Las grandes calamidades son siempre aleccionadoras, y sin duda el más terrible drama que en toda su historia sufrió la Nación durante el período que duró la dictadura militar iniciada en marzo de 1976 servirá para hacernos comprender que únicamente la democracia es capaz de preservar a un pueblo de semejante horror, que sólo ella puede mantener y salvar los sagrados y esenciales derechos de la criatura humana. Únicamente así podremos estar seguros de que NUNCA MÁS en nuestra patria se repetirán hechos que nos han hecho trágicamente famosos en el mundo civilizado".
Denuncia y polémica
En 2012, Magdalena Ruiz Guiñazú –que fue parte de la
Conadep- denunció censura en el libro emblemático de los derechos humanos.
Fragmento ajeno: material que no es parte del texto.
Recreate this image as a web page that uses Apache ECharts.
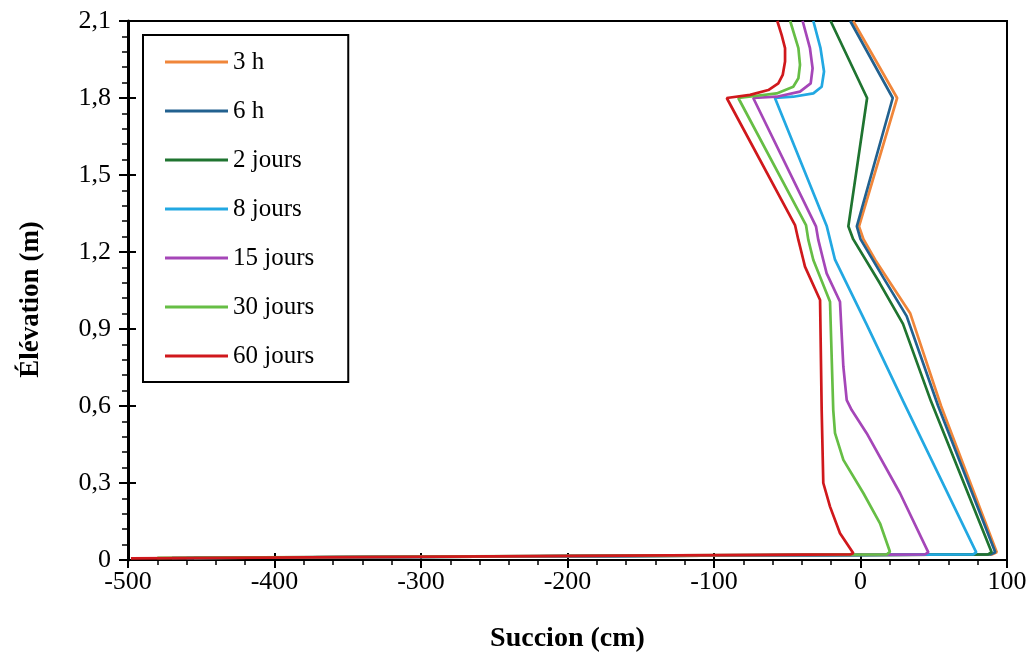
<!DOCTYPE html>
<html>
<head>
<meta charset="utf-8">
<script src="https://cdn.jsdelivr.net/npm/echarts@6/dist/echarts.min.js"></script>
<style>
  html, body { margin: 0; padding: 0; background: #fff; }
  #chart { width: 1031px; height: 659px; }
</style>
</head>
<body>
<div id="chart"></div>
<script>
// Suction profiles: [succion (cm), élévation (m)]
const h3 = [[-5, 2.1], [25, 1.8], [-1, 1.3], [2, 1.25], [10, 1.17], [18, 1.1], [34, 0.96], [55, 0.6], [93, 0.03], [90, 0.022], [-455, 0.008]];
const h6 = [[-7, 2.1], [22, 1.8], [-2.5, 1.3], [0, 1.25], [15.6, 1.1], [31.5, 0.95], [53, 0.6], [92, 0.03], [89, 0.022], [-455, 0.008]];
const j2 = [[-20.4, 2.1], [4.5, 1.8], [-8.3, 1.3], [-5, 1.25], [13, 1.08], [29, 0.92], [48, 0.62], [89.5, 0.03], [87, 0.022], [-455, 0.008]];
const j8 = [[-32.2, 2.1], [-27.3, 1.994], [-24.9, 1.903], [-26.5, 1.844], [-32.2, 1.818], [-45.9, 1.805], [-58.4, 1.8], [-23, 1.3], [-17.4, 1.17], [4, 0.92], [29, 0.62], [79, 0.03], [77, 0.022], [-460, 0.008]];
const j15 = [[-39.5, 2.1], [-34.5, 1.994], [-32.7, 1.916], [-34, 1.857], [-41.3, 1.825], [-57.2, 1.805], [-73.2, 1.8], [-30.4, 1.3], [-28.8, 1.247], [-25.4, 1.169], [-23.1, 1.117], [-14, 1.006], [-11.7, 0.753], [-9.4, 0.623], [-6, 0.584], [4.2, 0.494], [27, 0.26], [46.3, 0.03], [44, 0.022], [-470, 0.008]];
const j30 = [[-48, 2.1], [-42.4, 1.994], [-41.3, 1.929], [-42.4, 1.877], [-45.9, 1.844], [-57.2, 1.818], [-83.4, 1.8], [-37.2, 1.305], [-35.6, 1.247], [-32.2, 1.169], [-20.8, 1.006], [-18.6, 0.584], [-17.4, 0.494], [-11.7, 0.39], [2, 0.26], [13.3, 0.143], [20.1, 0.032], [18, 0.022], [-480, 0.008]];
const j60 = [[-56.8, 2.1], [-53.8, 2.045], [-51.5, 1.994], [-51.5, 1.942], [-53.1, 1.89], [-56.1, 1.857], [-62.9, 1.831], [-75.4, 1.812], [-91.3, 1.8], [-44.7, 1.305], [-42.4, 1.247], [-39, 1.169], [-37.9, 1.143], [-27.6, 1.013], [-26.5, 0.584], [-25.4, 0.3], [-20.8, 0.208], [-14, 0.104], [-4.9, 0.026], [-7, 0.022], [-498, 0.006]];

const seriesNames = ['3 h', '6 h', '2 jours', '8 jours', '15 jours', '30 jours', '60 jours'];
const seriesData = [h3, h6, j2, j8, j15, j30, j60];
const seriesColors = ['#F0863A', '#22618F', '#1F7430', '#22A8E2', '#A546B8', '#66BE45', '#D0181C'];

const xTicks = { min: -500, max: 100, interval: 100 };
const yTicks = { min: 0, max: 2.1, interval: 0.3 };

const serif = 'Liberation Serif';

const fmtY = v => (Math.abs(v) < 1e-9 ? '0' : v.toFixed(1).replace('.', ','));

const chart = echarts.init(document.getElementById('chart'), null, { renderer: 'canvas' });

const option = {
  animation: false,
  backgroundColor: '#fff',
  grid: {
    left: 128, right: 24, top: 21, bottom: 99,
    show: true, borderColor: '#000', borderWidth: 2, backgroundColor: 'transparent'
  },
  legend: {
    orient: 'vertical',
    left: 143, top: 35,
    padding: [14, 34, 13, 22],
    borderColor: '#000', borderWidth: 2,
    backgroundColor: '#fff',
    icon: 'rect',
    itemWidth: 63, itemHeight: 3,
    itemGap: 23,
    textStyle: { fontFamily: serif, fontSize: 25, color: '#000', lineHeight: 26 },
    data: seriesNames
  },
  xAxis: [
    {
      type: 'value', position: 'bottom',
      min: xTicks.min, max: xTicks.max, interval: xTicks.interval,
      name: 'Succion (cm)', nameLocation: 'middle', nameGap: 65,
      nameTextStyle: { fontFamily: serif, fontSize: 28, fontWeight: 'bold', color: '#000' },
      axisLine: { show: true, onZero: false, lineStyle: { color: '#000', width: 2 } },
      axisTick: { show: true, inside: false, length: 8, lineStyle: { color: '#000', width: 2 } },
      minorTick: { show: true, splitNumber: 5, length: 5, lineStyle: { color: '#000', width: 1.5 } },
      splitLine: { show: false },
      axisLabel: { margin: 9, fontFamily: serif, fontSize: 26, color: '#000' }
    },
    {
      type: 'value', position: 'bottom',
      min: xTicks.min, max: xTicks.max, interval: xTicks.interval,
      axisLine: { show: false, onZero: false },
      axisTick: { show: true, inside: true, length: 7, lineStyle: { color: '#000', width: 2 } },
      axisLabel: { show: false },
      splitLine: { show: false }
    }
  ],
  yAxis: [
    {
      type: 'value', position: 'left',
      min: yTicks.min, max: yTicks.max, interval: yTicks.interval,
      name: 'Élévation (m)', nameLocation: 'middle', nameGap: 83, nameRotate: 90,
      nameTextStyle: { fontFamily: serif, fontSize: 27, fontWeight: 'bold', color: '#000', padding: [0, 18, 0, 0] },
      axisLine: { show: true, onZero: false, lineStyle: { color: '#000', width: 3 } },
      axisTick: { show: true, inside: false, length: 9, lineStyle: { color: '#000', width: 2 } },
      minorTick: { show: true, splitNumber: 5, length: 6, lineStyle: { color: '#000', width: 1.5 } },
      splitLine: { show: false },
      axisLabel: { margin: 17, fontFamily: serif, fontSize: 26, color: '#000', formatter: fmtY }
    },
    {
      type: 'value', position: 'left',
      min: yTicks.min, max: yTicks.max, interval: yTicks.interval,
      axisLine: { show: false, onZero: false },
      axisTick: { show: true, inside: true, length: 8, lineStyle: { color: '#000', width: 2 } },
      axisLabel: { show: false },
      splitLine: { show: false }
    }
  ],
  series: seriesNames.map((name, i) => ({
    name: name,
    type: 'line',
    xAxisIndex: 0, yAxisIndex: 0,
    data: seriesData[i],
    showSymbol: false,
    symbol: 'none',
    smooth: false,
    color: seriesColors[i],
    lineStyle: { color: seriesColors[i], width: 2.7 },
    z: 2 + i
  }))
};

chart.setOption(option);
</script>
</body>
</html>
La
periodista dijo que el Gobierno kirchnerista borró la firma de Ernesto
Sábato del Informe "Nunca Más", elaborado por la Comisión
Nacional sobre la Desaparición de Personas (Conadep) que editó la editorial
Eudeba (Universidad de Buenos Aires).
Sin embargo, desde Eudeba –la editorial que se encargó de la publicación del texto ícono de los derechos humanos en Argentina- desmintieron que se haya modificado el texto introductorio original: "El único cambio que hubo fue en la edición del 30º aniversario, cuando se agregó un prólogo de la Secretaría de Derechos Humanos sin quitar el anterior. El prólogo del 'Nunca Más' no está firmado porque salió del trabajo colectivo de la Conadep. Que Ruiz Guiñazú desconozca esto, habiendo sido parte de la comisión, es tremendo", disparó el coordinador de prensa de la compañía, Guillermo Halpern.
La polémica se revivó el sábado pasado, cuando se inauguró en Buenos Aires una muestra sobre el Nunca Más. El conferencista invitado fue nada menos que el fiscal
del juicio a las Juntas Militares, Julio César Strassera, quien al tomar la palabra le recriminó
al Gobierno haber reemplazado el prólogo del “Nunca Más” que redactó Ernesto
Sábato por una versión propia de los trágicos episodios de los años 70, escrita por la Secretaría de Derechos Humanos. Strassera
recordó que el informe del organismo, conocido como el Nunca Más, fue la base
de proceso judicial contra los represores.